Never underestimate your reach: engineering graduate steers career to the top rung of motor sport

His beginning started here. Now Benjamin Dwyer's start line is on the race track.

Matthew Menzies - 04 February 2020

Edmonton-Growing up, Benjamin Dwyer wanted to know how things worked. Specifically cars. Now, the Engineering at Alberta Graduate is a test and development engineer with the Mercedes-AMG Petronas Formula 1 Team: one of the most successful teams in the recent history of the sport.

Like many engineering students, Dwyer did not know exactly where his degree would take him. But he gained formative experience when he joined the Engineering at Alberta Formula Student team.

"For me, as part of the team, a lot of learning happened outside the lecture halls," said Dwyer.

Each year the Formula Student team designs and builds a formula race car to compete in international motorsport competitions throughout North America. The bulk of the team's members are undergraduate engineering students who must apply and test their engineering expertise in real time in real situations. Working between classes, after school, and during weekends, the students benefit from the hands-on.

In a 2012 interview, Dwyer said that being a part of the Formula Student team enriched his education as an engineer.

"The ability to solve problems in many different ways, while always searching for the most efficient solution available, is one of the most valuable influences that have come from being a part of the team," he said.

After graduating in 2012 with a mechanical engineering degree, Dwyer began working with an Edmonton-based company that had sponsored the Formula Student race team.

"I learned a lot there," said Dwyer of his first job. "But I guess it made me realize that if I am going to be doing this for 30-odd years I want to be more interested in what I am doing."

Dwyer decided to pack up his life and move to the United Kingdom to attend Cranfield University's Master's of Science Advanced Motorsport Engineering program "with the end goal of eventually doing Formula 1 if at all possible."

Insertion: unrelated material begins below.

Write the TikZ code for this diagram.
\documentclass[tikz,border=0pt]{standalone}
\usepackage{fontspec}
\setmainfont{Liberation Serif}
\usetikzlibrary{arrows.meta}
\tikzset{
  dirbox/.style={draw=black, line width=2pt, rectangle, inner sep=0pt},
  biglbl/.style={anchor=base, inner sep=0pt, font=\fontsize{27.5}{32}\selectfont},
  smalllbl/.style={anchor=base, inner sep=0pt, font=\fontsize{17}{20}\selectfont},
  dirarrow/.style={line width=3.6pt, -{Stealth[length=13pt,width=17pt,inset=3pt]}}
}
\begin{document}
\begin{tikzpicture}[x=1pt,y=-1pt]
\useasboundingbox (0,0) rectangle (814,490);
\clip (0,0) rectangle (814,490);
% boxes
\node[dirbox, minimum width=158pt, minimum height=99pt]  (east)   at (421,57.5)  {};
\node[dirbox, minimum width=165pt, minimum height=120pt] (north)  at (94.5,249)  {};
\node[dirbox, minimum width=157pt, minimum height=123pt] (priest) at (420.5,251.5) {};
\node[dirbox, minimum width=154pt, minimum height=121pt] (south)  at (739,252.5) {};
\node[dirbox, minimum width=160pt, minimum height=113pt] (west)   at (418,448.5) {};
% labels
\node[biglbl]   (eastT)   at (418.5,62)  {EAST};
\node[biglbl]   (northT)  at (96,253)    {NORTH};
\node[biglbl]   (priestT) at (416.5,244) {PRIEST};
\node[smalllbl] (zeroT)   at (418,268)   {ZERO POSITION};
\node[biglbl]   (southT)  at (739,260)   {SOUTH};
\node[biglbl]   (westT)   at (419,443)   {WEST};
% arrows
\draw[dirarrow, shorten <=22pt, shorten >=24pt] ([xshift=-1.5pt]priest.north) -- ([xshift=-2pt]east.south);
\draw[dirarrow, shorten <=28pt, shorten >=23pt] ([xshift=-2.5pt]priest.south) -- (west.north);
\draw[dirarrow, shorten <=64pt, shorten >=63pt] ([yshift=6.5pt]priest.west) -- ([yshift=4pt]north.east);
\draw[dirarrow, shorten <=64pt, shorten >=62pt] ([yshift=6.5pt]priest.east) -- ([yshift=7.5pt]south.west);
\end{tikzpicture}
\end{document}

Dwyer needed to work his way through the ranks of motorsport-proving his talents first as a volunteer in Formula 4, then as a simulation and project engineer with McLaren GT racing.

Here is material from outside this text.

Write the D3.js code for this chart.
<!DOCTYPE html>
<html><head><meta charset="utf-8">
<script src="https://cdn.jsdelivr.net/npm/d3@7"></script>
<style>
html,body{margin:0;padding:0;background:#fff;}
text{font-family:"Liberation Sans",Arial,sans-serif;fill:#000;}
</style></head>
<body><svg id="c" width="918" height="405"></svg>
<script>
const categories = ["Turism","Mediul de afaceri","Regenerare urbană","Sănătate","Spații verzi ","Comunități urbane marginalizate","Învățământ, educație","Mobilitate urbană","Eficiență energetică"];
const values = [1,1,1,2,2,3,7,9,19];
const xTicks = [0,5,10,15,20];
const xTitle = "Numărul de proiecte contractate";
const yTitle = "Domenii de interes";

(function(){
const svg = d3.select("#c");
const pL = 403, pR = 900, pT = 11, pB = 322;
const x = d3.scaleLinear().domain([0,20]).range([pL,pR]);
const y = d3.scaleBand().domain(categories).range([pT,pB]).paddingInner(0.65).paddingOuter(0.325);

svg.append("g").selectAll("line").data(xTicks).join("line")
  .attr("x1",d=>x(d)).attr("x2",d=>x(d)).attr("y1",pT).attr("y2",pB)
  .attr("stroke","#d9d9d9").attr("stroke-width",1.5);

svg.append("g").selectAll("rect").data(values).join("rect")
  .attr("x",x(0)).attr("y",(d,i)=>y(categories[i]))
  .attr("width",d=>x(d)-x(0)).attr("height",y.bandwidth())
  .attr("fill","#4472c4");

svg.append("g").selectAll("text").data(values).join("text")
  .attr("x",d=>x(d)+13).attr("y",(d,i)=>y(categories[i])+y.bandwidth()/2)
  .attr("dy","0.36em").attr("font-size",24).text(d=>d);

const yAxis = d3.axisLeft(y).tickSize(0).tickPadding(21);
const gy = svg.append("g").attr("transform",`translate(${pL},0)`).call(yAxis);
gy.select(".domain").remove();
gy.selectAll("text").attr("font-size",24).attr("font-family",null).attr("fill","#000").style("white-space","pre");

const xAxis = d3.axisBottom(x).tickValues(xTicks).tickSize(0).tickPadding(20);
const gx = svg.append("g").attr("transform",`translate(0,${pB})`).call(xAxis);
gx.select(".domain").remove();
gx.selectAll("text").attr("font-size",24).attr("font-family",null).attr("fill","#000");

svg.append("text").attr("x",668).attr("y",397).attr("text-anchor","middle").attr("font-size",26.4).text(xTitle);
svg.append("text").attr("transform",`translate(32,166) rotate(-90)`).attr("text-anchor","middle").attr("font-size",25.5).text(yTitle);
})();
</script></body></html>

"I don't think any job would tie me down for 20 years in the same role," Dwyer said. "I'm always going to be looking for the next step, to push myself further. That was just part of the procedure-stepping through the ranks."

Eventually, Dwyer saw an opening with the Mercedes-AMG Petronas F1 Team and leapt at the opportunity to work in Formula 1, and it paid off when he got the call back to join the team.

"You always feel a bit nervous," he said. "It's viewed as the pinnacle of motorsport and you look at it and say, 'OK, I'm going to be a part of that now.'"

Unlike any other team sport, Formula 1 relies on entire staffs of scientists and engineers like Dwyer to design, manufacture, and maintain the racing machines.

"It's always a big team effort," said Dwyer. "No one person makes it happen."

With the closing of the 2019 season and its 21 races spread across 21 nations, the Mercedes-AMG Petronas F1 Team took home both the Drivers' and Manufacturers' Championships, cementing its legacy as the most successful team of the turbo-hybrid era.

Just as the team embraces a culture of continuous improvement, Dwyer has taken that same outlook and applied it to his own career development.

"In my view if you're not learning anything anymore, you're probably not in the right role anymore," he said. "There's always something else that you can improve not only yourself, but hopefully contribute something to the next car, the next project, the next whatever it is."